Statt glatt polierter Fassade sollten sie bei der Produktionsfirma WBITVP (Warner Bros. International Television Production), die das Format für RTL umsetzt, und dem Sender selbst dringend darüber nachdenken, auf Echtheit und Authentizität zu setzen. Die TV-Kameras werden immer bleiben, klar. Doch ausgerechnet „Bauer sucht Frau” - auch aus der RTL-Schmiede stammend - hat gezeigt, wie aus einer leicht peinlich-voyeuristischen Sendung, die sich über Leute lustig macht, eine liebevolle Dating-Show werden kann, die Lacher und Liebe verbindet. Das zeigen nicht nur die über 30 geschlossenen Ehen und mehr als 20 Kinder. Es liegt auch an den freimütigen, bodenständigen Bauern als Charaktere im Mittelpunkt.

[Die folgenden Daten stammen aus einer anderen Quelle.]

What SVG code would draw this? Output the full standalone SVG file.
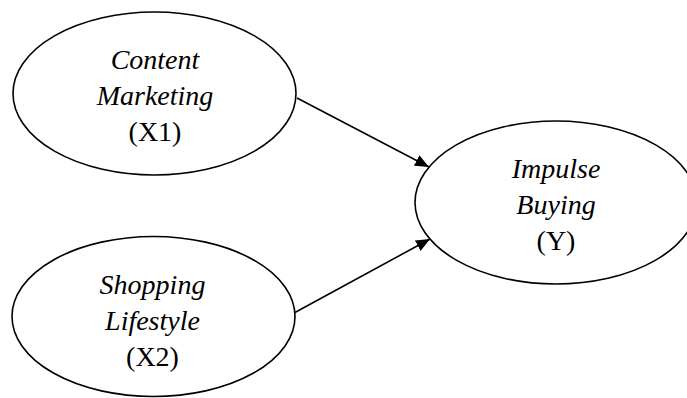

Der Bachelor trägt nicht die alleinige Verantwortung für das TV-Desaster
Die Schuld für die Format-Schwäche trifft nicht nur den Bachelor, es liegt definitiv auch an der Produktionsweise. Den Machern mag man zurufen: Setzt doch auch mal auf einfache Gespräche, auf womöglich Banal-Alltägliches im Schnitt statt dauerhaft auf die ganz große Nummer! Zuschauer:innen lieben das Schlüsselloch, durch das sie die Kandidat:innen kennenlernen und sich wirklich mit ihnen identifizieren können. Zumal die Spannung flöten geht, wenn in ellenlangen Teasern zu Beginn jeder Folge schon massenhaft Bilder und Handlungen verraten werden, seien sie auch noch so verrätselt und potpourrihaft aneinandergeschnitten.

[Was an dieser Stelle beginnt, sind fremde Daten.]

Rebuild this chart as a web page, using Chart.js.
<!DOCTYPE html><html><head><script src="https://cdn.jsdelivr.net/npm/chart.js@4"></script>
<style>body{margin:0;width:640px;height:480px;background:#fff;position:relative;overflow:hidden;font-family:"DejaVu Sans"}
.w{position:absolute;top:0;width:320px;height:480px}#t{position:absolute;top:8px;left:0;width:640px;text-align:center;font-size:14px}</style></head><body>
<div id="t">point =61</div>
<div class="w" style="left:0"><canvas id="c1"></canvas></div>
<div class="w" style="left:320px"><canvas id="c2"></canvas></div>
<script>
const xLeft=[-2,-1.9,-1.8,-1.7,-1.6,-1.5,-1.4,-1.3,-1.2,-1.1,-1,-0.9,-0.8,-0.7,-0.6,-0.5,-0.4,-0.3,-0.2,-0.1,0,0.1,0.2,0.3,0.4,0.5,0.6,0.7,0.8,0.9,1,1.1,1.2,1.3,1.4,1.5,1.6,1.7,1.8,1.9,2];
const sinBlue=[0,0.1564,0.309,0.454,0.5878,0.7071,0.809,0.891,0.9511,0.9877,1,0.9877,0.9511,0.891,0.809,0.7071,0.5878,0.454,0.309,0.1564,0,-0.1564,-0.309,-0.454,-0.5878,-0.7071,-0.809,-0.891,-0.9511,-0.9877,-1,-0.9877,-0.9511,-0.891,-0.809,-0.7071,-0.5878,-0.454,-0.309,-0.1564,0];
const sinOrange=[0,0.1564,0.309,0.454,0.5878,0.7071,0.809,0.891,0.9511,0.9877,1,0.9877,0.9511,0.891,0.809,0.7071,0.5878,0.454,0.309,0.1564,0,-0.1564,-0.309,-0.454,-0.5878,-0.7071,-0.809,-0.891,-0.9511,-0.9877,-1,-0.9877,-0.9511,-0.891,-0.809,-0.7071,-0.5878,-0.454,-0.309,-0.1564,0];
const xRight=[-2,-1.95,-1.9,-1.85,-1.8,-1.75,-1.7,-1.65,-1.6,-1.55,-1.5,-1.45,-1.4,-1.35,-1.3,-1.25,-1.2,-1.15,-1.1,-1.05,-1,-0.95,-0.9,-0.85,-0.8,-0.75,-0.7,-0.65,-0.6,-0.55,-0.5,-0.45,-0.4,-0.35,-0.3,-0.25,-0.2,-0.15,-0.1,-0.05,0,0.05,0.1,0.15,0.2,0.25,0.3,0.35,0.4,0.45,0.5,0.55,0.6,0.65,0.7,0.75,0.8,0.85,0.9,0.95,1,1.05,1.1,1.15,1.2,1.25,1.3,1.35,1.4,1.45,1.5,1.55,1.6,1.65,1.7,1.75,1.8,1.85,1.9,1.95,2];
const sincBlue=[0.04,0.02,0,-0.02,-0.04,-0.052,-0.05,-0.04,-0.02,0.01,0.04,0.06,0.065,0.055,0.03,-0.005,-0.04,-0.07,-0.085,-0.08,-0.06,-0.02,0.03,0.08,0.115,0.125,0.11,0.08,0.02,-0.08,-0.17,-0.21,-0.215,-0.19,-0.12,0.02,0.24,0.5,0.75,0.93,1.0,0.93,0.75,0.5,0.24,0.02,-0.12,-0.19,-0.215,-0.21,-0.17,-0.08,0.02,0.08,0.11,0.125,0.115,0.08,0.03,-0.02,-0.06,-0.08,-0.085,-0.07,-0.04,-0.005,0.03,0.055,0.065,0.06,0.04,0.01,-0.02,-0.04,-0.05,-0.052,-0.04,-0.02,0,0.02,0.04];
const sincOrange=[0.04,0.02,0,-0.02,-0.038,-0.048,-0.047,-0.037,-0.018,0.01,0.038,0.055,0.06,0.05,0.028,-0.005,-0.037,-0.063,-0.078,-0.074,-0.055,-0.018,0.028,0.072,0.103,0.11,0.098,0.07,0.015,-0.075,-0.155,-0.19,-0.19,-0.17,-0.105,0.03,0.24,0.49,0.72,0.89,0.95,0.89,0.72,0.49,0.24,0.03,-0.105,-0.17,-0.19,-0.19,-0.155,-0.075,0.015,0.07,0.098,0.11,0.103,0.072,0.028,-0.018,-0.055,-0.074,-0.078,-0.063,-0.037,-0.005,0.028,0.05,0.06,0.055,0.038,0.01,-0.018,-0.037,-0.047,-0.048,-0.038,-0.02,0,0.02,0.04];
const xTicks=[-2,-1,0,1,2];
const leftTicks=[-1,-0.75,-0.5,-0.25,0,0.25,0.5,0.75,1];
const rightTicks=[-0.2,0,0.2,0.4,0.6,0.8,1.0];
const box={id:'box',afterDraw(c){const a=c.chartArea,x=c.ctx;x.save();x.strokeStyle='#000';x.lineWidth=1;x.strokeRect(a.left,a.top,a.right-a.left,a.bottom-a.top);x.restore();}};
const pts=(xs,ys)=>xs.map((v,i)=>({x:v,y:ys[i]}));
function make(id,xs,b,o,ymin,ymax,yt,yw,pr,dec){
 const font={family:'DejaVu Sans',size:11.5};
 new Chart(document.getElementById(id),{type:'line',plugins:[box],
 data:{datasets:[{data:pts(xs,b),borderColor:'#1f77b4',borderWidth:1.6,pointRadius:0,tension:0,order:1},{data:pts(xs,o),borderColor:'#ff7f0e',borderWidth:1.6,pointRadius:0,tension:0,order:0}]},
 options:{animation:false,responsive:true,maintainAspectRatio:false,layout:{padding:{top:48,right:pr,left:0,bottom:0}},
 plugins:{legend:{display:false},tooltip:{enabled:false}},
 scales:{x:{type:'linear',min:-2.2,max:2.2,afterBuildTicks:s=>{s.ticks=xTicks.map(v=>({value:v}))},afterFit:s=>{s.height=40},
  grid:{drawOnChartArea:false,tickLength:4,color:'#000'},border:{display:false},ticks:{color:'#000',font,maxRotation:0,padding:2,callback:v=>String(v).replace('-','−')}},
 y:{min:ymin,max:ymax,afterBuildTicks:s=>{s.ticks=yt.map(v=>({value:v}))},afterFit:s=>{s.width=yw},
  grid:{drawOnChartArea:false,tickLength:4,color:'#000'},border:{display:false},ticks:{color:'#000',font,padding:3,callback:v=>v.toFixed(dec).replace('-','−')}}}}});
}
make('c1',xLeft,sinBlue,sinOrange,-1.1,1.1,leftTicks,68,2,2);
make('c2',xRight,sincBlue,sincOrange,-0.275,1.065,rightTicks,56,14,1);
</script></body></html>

Damit wären wir beim letzten Thema: Die Staffel zog sich auch wie ein Kaugummi und erschien quälend lang, weil sie es war: Elf statt wie sonst zehn Folgen waren der Sendung ständig anzumerken, zumal in dieser Staffel zwischendrin nicht wie sonst zwei Neue auftauchten, sondern die ursprüngliche Besetzung erhalten blieb. Und auch viele der anderthalbstündigen Episoden (im Fernsehen mit Werbung auf zwei Stunden gestreckt) blieben in sich blass.

Einen Tiefpunkt erreichte der Bachelor in der Runde der letzten vier, als es nach Rio de Janeiro ging für die Dreamdates, die diesen Namen vor Ort nicht mehr verdienten und über eine halbe Stunde Vorgeplänkel brauchten, um umgesetzt zu werden. Hier muss starker Inhalt über der klassischen Privatfernsehen-Maxime stehen, Programmsequenzen nur für die Werbeplätze im linearen Fernsehen zu produzieren (viele gucken übrigens längst via TV Now). Erst in der Finalsendung kürzten Produzenten und TV-Planer auf wohltuende 55 Minuten Sendezeit.
Das könnte den „Bachelor“ jetzt noch retten
Eine andere Art Hauptdarsteller, ehrliche Inhalte und eine neue Machart: Die Zutaten für einen wirklich guten Unterhaltungsmix sind gar nicht so schwer zu finden. Ansonsten muss der Sender bald die Reißleine ziehen und das Format abschaffen. Erste Alarmsignale gibt es längst: Knapp über eine Million Zuschauer:innen hatte der Bachelor zuletzt, in der Zielgruppe der 14- bis 49-Jährigen waren es nicht mal mehr 500.000. Dieser Bachelor verdient es derzeit nicht anders. Aber vielleicht klappt es ja für David Jackson zumindest im wahren Leben mit seiner „Utze“.